# EXERCISE DATA

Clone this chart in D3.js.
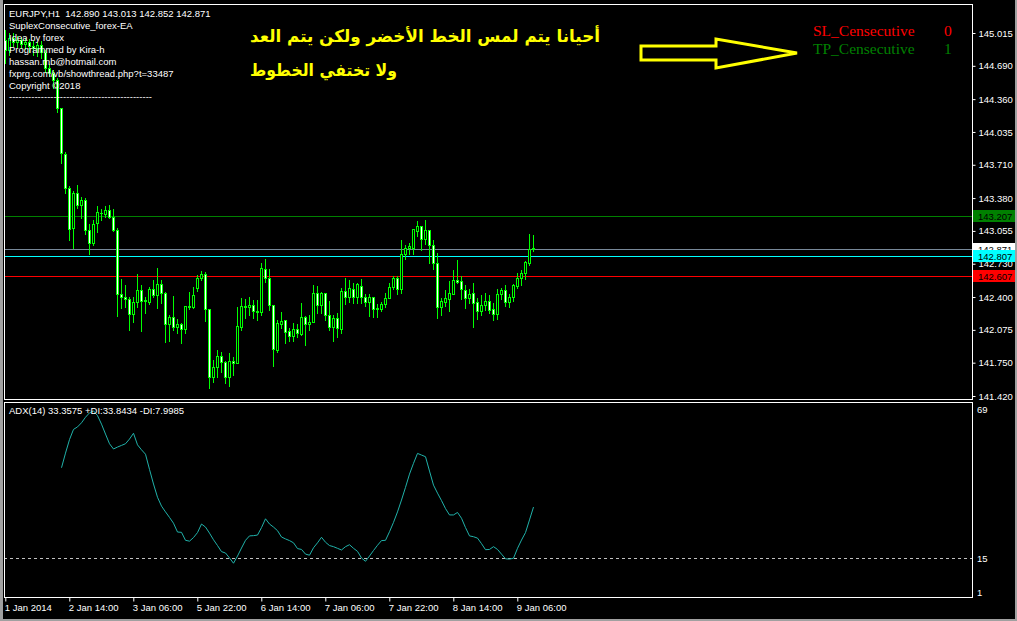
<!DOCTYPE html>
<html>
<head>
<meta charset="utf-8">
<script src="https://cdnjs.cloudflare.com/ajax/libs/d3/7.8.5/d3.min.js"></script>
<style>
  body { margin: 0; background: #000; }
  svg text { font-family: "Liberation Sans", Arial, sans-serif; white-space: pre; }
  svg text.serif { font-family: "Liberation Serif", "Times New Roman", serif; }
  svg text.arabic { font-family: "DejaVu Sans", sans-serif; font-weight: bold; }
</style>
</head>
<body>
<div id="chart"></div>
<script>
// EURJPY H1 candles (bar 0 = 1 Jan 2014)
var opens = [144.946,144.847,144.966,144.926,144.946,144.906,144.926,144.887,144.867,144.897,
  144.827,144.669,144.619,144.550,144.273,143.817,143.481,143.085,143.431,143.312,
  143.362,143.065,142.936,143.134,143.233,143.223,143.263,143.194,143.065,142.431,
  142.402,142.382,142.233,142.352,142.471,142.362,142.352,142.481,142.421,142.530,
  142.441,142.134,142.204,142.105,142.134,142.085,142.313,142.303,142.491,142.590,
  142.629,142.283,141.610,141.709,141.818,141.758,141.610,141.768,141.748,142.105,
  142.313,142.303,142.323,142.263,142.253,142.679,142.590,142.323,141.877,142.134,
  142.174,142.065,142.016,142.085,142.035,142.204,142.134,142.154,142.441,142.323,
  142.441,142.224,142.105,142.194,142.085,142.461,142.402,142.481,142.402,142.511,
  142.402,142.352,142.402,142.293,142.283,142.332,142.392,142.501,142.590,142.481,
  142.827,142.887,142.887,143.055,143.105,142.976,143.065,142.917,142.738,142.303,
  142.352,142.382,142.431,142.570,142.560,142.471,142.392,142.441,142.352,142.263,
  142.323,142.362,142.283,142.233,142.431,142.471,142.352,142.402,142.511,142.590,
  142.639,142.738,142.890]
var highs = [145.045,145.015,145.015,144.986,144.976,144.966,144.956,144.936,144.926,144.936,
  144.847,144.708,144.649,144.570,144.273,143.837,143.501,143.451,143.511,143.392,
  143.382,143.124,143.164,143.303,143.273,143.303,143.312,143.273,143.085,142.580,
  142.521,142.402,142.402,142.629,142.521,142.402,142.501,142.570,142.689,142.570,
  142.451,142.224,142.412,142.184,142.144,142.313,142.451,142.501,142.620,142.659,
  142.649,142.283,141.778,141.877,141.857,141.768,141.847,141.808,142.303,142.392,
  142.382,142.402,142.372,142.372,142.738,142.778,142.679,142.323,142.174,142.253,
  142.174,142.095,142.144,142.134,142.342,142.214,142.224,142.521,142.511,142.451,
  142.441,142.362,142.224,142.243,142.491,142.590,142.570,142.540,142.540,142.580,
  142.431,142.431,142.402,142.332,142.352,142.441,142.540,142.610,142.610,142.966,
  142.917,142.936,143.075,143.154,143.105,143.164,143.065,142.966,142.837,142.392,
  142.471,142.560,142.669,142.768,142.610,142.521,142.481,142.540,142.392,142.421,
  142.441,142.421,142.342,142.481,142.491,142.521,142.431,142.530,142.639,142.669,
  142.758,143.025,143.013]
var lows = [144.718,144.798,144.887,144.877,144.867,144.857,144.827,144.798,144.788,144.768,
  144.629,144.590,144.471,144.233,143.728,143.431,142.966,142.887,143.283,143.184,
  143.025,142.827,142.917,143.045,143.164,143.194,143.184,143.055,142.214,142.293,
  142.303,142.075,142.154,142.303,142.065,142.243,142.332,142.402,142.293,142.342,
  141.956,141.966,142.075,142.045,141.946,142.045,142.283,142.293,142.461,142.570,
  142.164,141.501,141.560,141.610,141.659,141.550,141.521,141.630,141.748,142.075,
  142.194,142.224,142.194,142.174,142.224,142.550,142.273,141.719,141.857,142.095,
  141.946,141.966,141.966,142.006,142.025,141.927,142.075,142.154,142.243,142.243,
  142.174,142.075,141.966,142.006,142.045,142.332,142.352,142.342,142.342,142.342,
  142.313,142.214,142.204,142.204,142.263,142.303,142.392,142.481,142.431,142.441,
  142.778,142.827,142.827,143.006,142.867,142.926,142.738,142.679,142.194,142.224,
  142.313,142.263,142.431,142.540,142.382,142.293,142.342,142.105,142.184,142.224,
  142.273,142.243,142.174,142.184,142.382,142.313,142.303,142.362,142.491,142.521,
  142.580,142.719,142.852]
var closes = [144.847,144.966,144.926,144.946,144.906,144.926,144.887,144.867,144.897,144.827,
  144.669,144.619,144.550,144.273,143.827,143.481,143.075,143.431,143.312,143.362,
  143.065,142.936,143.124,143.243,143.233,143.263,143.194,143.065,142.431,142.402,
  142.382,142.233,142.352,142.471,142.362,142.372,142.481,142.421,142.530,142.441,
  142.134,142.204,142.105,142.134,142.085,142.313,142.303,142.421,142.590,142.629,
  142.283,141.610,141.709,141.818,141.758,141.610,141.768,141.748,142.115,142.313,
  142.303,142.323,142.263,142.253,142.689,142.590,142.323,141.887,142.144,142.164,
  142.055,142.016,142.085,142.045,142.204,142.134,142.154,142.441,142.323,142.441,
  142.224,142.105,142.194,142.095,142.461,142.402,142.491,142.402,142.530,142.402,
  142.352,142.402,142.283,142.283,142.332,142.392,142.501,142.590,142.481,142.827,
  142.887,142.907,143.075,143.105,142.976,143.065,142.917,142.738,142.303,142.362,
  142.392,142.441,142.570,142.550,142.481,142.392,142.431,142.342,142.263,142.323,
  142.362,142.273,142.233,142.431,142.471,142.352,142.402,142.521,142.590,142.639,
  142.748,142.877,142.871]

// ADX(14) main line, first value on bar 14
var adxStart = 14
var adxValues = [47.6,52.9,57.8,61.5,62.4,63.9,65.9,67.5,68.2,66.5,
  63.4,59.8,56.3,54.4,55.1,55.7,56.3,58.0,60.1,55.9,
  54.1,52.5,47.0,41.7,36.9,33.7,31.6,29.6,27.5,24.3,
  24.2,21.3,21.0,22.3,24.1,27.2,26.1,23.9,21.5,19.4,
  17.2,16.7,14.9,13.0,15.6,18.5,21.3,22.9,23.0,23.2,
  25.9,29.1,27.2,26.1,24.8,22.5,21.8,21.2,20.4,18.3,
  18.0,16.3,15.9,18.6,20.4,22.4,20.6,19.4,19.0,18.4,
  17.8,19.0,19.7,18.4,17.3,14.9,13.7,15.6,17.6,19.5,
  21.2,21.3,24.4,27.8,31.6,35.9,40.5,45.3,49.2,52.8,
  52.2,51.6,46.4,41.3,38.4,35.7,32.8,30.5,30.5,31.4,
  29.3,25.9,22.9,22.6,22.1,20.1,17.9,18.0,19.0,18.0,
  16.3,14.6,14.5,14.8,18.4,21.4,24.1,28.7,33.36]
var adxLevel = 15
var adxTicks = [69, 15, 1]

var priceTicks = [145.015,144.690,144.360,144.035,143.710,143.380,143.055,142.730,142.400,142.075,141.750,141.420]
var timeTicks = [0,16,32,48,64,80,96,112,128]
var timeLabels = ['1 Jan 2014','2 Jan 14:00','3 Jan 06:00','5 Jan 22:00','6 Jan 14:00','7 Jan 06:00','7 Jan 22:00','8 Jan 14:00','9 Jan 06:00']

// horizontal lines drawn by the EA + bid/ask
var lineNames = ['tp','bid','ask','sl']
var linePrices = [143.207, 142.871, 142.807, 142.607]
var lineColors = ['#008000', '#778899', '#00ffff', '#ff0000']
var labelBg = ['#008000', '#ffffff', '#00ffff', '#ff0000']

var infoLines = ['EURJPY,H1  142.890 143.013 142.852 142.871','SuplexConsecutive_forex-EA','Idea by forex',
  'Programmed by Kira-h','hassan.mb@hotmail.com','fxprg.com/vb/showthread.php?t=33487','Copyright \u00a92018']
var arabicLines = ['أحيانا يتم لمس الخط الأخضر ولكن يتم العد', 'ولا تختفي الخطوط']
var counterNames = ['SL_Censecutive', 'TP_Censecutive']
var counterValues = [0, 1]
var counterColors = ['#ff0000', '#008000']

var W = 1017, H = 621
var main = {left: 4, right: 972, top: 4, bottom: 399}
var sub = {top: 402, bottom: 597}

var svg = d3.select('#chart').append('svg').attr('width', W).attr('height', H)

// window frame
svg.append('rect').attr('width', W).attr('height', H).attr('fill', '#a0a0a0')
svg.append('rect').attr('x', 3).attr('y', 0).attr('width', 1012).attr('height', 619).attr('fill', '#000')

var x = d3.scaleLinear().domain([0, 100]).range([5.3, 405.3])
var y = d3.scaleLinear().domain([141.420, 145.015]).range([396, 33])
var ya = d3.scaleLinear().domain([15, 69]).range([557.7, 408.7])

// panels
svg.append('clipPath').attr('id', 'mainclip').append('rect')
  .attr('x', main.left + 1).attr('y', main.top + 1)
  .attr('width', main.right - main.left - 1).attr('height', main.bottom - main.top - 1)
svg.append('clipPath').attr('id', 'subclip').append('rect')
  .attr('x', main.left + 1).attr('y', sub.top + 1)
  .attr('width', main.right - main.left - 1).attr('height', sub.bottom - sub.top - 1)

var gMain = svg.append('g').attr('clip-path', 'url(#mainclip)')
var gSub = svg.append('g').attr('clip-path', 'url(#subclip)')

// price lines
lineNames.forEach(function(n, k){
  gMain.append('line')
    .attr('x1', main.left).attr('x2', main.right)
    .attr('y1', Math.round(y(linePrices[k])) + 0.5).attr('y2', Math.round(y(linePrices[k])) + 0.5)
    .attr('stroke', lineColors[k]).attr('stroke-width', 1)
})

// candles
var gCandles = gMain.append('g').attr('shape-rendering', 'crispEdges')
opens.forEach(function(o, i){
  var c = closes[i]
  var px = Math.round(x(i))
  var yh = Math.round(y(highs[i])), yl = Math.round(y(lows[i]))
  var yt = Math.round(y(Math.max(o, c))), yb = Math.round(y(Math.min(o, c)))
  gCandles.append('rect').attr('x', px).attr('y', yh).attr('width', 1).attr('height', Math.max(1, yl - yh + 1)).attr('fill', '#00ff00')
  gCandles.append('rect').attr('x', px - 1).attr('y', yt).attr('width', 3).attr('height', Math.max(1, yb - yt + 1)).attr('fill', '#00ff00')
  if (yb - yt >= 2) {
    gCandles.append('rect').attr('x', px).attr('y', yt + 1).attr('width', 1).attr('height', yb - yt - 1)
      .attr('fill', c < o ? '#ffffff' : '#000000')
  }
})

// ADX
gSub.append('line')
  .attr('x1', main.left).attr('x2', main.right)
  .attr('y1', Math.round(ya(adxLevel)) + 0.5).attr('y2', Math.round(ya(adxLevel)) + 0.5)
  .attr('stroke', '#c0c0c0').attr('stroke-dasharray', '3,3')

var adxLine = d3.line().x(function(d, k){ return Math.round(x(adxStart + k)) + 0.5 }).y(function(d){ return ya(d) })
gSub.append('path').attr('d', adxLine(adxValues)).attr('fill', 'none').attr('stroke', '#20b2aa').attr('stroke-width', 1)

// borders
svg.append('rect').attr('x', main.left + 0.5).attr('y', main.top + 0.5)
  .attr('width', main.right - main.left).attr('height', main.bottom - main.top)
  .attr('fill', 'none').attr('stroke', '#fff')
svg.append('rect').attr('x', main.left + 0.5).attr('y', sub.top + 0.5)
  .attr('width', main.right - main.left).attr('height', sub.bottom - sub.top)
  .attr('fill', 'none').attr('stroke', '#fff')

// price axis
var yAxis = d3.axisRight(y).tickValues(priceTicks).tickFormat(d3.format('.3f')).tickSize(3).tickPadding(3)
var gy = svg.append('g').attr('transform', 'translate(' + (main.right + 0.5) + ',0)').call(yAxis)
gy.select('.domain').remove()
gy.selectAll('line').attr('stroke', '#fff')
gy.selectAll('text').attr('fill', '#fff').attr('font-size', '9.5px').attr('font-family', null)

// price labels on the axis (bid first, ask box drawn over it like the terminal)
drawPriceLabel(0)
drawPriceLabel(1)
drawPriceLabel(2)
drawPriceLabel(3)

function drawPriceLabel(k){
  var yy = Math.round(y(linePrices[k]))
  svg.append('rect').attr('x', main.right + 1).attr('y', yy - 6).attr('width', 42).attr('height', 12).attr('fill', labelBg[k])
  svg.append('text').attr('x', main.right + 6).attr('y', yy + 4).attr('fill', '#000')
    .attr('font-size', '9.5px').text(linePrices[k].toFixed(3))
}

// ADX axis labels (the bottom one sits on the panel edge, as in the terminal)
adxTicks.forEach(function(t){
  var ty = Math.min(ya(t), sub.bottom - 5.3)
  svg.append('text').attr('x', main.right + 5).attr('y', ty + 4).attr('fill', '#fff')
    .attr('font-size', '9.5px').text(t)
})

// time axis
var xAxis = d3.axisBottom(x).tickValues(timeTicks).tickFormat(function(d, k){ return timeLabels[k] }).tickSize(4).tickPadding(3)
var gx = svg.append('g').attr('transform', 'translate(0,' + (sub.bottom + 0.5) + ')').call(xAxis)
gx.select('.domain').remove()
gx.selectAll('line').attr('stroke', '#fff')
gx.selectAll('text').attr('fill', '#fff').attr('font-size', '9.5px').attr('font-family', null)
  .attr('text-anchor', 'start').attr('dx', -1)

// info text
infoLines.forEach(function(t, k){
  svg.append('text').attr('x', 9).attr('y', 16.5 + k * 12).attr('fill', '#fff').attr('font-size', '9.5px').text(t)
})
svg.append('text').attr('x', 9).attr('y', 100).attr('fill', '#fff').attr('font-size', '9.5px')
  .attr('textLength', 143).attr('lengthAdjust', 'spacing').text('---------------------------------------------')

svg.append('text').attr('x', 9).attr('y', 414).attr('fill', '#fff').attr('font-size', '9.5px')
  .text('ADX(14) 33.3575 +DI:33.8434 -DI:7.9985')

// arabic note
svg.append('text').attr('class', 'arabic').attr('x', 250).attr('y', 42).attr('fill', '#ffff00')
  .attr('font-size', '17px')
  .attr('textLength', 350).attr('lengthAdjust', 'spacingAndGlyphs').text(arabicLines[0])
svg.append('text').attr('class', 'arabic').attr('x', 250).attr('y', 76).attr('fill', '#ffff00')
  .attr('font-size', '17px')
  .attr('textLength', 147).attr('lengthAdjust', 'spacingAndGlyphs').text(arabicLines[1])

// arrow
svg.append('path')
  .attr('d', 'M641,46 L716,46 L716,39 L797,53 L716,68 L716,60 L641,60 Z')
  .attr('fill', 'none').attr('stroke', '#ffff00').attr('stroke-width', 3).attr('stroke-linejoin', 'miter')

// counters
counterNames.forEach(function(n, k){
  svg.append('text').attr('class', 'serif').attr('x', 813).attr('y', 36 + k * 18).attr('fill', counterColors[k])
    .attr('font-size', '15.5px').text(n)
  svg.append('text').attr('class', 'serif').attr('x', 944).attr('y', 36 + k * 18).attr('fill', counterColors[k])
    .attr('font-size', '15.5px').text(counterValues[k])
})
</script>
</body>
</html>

* * *

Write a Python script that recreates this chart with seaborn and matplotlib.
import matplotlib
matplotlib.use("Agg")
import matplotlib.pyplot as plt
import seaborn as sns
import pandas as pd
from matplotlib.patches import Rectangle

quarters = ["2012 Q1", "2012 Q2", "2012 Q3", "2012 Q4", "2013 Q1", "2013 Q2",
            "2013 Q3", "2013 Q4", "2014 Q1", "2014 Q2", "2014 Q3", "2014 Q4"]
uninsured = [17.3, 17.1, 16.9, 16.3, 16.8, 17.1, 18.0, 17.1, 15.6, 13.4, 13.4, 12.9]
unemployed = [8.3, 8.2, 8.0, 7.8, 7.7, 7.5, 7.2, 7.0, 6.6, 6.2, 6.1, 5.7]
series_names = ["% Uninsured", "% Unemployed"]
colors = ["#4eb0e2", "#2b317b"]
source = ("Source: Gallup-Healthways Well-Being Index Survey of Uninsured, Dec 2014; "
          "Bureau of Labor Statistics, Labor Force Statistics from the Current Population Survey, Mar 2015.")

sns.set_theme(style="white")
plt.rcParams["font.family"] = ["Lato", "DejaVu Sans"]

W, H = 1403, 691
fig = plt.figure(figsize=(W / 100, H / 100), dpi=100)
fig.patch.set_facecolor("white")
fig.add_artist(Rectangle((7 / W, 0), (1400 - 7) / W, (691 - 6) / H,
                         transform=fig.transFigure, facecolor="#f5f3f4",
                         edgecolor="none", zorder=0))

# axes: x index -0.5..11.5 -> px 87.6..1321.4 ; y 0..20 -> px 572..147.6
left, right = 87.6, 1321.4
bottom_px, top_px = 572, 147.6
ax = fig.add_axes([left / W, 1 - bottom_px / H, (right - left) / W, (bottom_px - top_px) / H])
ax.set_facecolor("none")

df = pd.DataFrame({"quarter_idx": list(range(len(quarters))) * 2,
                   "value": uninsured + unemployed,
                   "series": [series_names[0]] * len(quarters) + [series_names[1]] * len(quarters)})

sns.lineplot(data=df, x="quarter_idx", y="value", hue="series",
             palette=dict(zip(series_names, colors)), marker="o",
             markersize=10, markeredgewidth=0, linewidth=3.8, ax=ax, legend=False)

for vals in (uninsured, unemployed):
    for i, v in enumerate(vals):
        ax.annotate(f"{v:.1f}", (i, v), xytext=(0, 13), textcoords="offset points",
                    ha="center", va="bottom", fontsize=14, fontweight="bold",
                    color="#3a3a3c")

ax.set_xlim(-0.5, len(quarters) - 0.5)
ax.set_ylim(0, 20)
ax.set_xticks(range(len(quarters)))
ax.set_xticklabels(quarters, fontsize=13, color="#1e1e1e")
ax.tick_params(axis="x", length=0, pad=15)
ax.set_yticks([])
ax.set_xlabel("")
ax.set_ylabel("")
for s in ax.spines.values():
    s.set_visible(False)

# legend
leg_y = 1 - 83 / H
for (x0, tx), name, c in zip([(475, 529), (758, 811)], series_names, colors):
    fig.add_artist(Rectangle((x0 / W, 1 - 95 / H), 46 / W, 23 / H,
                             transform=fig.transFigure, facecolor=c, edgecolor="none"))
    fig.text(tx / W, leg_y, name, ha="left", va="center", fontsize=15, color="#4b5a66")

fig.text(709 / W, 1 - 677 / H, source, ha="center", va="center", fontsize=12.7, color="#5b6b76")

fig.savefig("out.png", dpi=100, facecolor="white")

# EXERCISE AIM
Exactly repeat the lines from the line with "Write a Python" to the line with "from matplotlib.patches import Rectangle", including both, and output nothing else.

# TASK ANSWER
Write a Python script that recreates this chart with seaborn and matplotlib.
import matplotlib
matplotlib.use("Agg")
import matplotlib.pyplot as plt
import seaborn as sns
import pandas as pd
from matplotlib.patches import Rectangle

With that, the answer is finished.